### Information provided
****

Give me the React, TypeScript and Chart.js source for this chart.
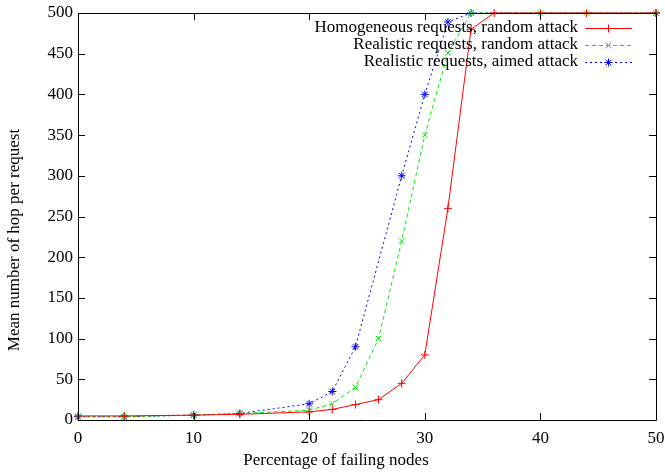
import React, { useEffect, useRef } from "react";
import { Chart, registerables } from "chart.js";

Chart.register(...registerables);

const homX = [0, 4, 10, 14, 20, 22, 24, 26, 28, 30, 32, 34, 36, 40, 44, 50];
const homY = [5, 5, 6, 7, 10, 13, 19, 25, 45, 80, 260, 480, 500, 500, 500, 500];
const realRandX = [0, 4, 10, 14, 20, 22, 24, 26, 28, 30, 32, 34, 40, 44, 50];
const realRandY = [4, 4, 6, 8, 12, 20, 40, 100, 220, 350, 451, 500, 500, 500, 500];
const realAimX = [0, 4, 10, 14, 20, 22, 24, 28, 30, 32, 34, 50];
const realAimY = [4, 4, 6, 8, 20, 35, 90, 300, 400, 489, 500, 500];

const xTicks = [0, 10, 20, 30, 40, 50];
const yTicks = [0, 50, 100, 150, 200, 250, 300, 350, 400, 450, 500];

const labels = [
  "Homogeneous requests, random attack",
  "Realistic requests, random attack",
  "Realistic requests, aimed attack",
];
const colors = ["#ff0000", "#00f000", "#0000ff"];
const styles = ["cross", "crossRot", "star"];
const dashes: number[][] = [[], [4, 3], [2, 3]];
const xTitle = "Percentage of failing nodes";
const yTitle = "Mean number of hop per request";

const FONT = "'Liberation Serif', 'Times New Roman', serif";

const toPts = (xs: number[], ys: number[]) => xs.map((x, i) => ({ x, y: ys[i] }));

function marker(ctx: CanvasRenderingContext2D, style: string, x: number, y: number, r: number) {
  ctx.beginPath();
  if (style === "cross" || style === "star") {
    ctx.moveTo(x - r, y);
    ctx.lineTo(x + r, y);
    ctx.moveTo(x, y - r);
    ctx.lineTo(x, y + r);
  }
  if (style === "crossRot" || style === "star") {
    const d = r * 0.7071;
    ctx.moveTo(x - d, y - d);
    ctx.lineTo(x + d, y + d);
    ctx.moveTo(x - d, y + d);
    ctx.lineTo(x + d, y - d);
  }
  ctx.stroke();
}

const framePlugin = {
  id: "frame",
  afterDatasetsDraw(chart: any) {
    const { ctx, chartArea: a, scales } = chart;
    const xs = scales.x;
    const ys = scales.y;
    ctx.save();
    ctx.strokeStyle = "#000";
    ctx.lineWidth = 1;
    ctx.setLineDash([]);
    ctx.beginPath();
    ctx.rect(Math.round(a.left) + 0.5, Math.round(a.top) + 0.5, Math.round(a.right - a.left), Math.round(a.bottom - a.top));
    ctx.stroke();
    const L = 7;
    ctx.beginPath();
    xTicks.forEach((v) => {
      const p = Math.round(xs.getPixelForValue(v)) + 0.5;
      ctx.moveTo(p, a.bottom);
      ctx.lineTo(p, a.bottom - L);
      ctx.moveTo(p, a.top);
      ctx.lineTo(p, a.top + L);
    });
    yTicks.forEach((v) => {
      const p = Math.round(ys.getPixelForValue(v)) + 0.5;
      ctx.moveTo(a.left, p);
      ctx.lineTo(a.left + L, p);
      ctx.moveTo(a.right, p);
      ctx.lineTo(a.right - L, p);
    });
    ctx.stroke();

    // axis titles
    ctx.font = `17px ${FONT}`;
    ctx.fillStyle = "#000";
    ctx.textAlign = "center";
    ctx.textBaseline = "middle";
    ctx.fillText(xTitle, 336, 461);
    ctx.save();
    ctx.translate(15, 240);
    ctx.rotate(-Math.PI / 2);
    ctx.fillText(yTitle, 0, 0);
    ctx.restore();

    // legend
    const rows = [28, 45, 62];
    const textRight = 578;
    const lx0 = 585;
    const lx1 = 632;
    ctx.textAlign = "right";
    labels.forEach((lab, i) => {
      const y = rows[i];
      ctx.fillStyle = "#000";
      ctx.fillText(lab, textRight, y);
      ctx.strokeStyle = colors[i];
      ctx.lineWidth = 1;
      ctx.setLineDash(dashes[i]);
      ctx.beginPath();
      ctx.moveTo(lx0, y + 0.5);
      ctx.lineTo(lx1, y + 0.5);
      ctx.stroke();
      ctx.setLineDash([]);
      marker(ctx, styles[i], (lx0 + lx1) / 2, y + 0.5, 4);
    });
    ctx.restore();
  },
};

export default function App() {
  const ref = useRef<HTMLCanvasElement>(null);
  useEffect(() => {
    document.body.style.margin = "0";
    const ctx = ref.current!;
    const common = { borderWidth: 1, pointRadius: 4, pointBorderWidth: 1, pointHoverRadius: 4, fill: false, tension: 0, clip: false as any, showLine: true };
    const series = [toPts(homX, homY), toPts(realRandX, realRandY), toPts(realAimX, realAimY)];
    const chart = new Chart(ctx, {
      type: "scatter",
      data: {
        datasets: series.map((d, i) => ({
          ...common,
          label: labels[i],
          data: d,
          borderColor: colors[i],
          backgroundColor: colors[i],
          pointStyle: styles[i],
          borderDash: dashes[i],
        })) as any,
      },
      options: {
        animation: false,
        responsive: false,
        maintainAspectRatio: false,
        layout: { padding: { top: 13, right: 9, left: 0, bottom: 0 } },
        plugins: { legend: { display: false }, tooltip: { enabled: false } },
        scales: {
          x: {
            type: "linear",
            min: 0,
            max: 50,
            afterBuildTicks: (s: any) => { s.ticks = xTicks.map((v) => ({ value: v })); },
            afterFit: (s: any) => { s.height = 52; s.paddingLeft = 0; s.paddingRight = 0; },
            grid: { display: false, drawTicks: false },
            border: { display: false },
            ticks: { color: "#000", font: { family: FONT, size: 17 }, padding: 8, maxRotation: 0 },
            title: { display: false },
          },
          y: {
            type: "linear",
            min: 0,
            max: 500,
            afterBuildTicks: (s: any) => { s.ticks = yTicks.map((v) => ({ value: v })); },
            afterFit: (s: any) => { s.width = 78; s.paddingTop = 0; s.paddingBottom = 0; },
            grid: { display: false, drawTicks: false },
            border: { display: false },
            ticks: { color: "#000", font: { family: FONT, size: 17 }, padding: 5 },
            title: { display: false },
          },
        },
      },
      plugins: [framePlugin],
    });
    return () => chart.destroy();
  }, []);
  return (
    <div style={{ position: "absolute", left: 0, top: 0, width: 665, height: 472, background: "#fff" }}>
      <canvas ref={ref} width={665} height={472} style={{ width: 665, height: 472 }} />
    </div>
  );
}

****

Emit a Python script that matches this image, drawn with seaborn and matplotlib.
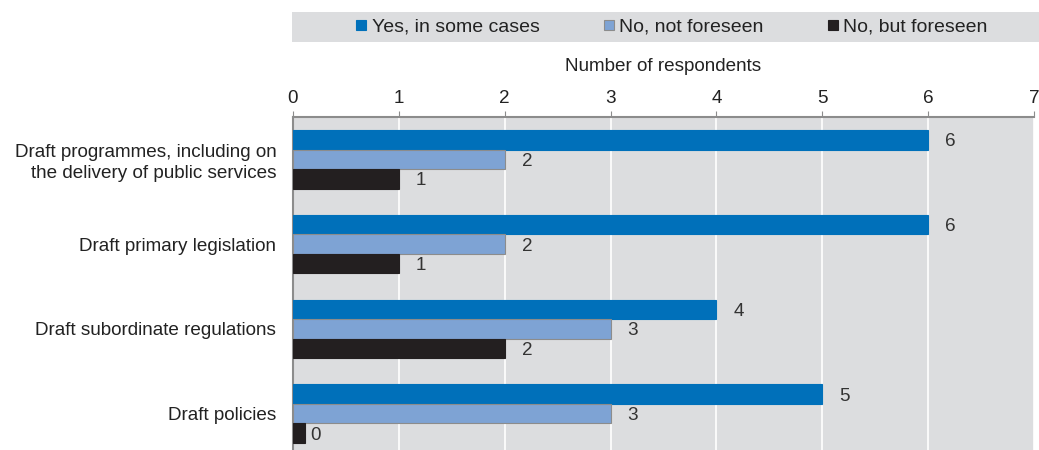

****

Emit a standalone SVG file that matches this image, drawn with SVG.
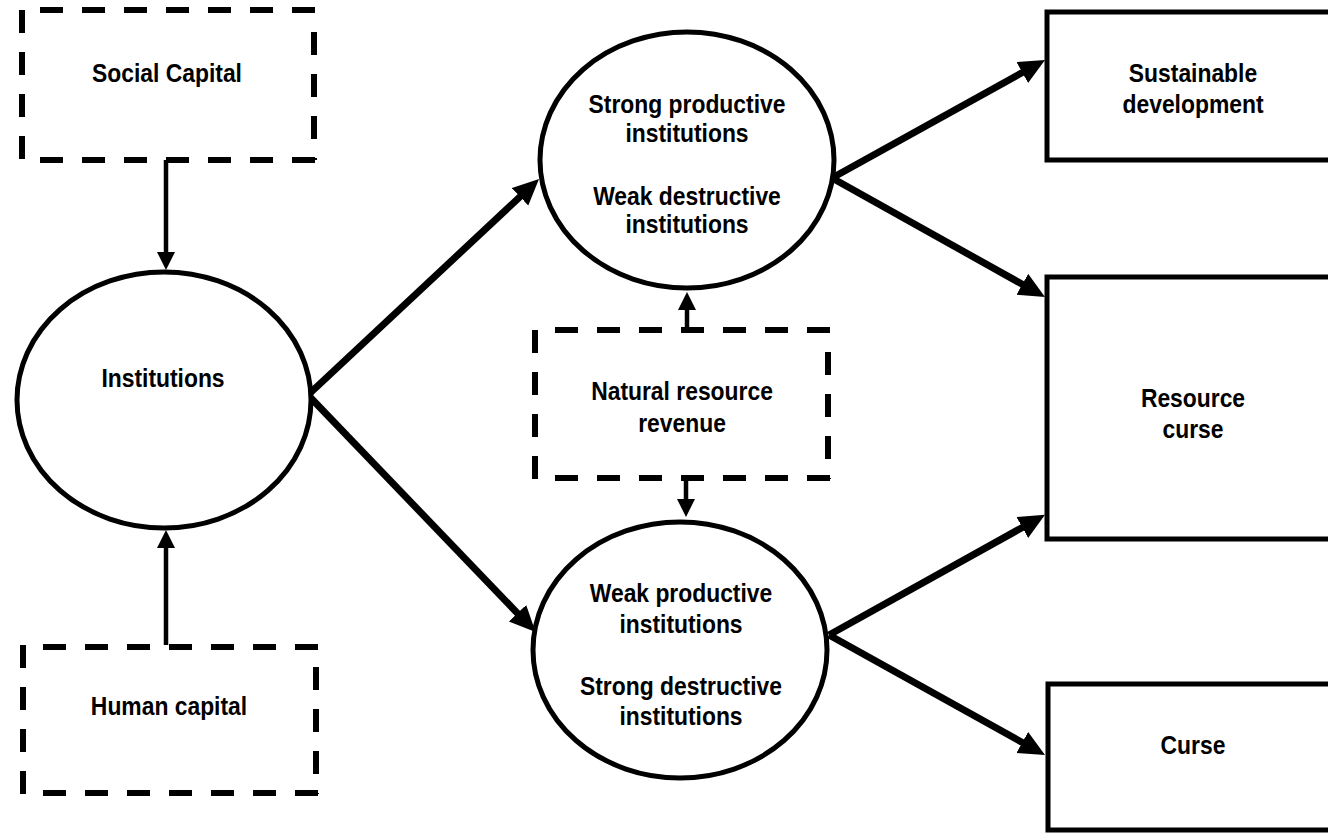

****

### Aim
Pictures are not part of the copy. Write out only the lines from the one containing "Give me the" through the one containing "const toPts = (xs: number[], ys: number[])", exactly as they stand, both included.

### Expected answer
Give me the React, TypeScript and Chart.js source for this chart.
import React, { useEffect, useRef } from "react";
import { Chart, registerables } from "chart.js";

Chart.register(...registerables);

const homX = [0, 4, 10, 14, 20, 22, 24, 26, 28, 30, 32, 34, 36, 40, 44, 50];
const homY = [5, 5, 6, 7, 10, 13, 19, 25, 45, 80, 260, 480, 500, 500, 500, 500];
const realRandX = [0, 4, 10, 14, 20, 22, 24, 26, 28, 30, 32, 34, 40, 44, 50];
const realRandY = [4, 4, 6, 8, 12, 20, 40, 100, 220, 350, 451, 500, 500, 500, 500];
const realAimX = [0, 4, 10, 14, 20, 22, 24, 28, 30, 32, 34, 50];
const realAimY = [4, 4, 6, 8, 20, 35, 90, 300, 400, 489, 500, 500];

const xTicks = [0, 10, 20, 30, 40, 50];
const yTicks = [0, 50, 100, 150, 200, 250, 300, 350, 400, 450, 500];

const labels = [
  "Homogeneous requests, random attack",
  "Realistic requests, random attack",
  "Realistic requests, aimed attack",
];
const colors = ["#ff0000", "#00f000", "#0000ff"];
const styles = ["cross", "crossRot", "star"];
const dashes: number[][] = [[], [4, 3], [2, 3]];
const xTitle = "Percentage of failing nodes";
const yTitle = "Mean number of hop per request";

const FONT = "'Liberation Serif', 'Times New Roman', serif";

const toPts = (xs: number[], ys: number[]) => xs.map((x, i) => ({ x, y: ys[i] }));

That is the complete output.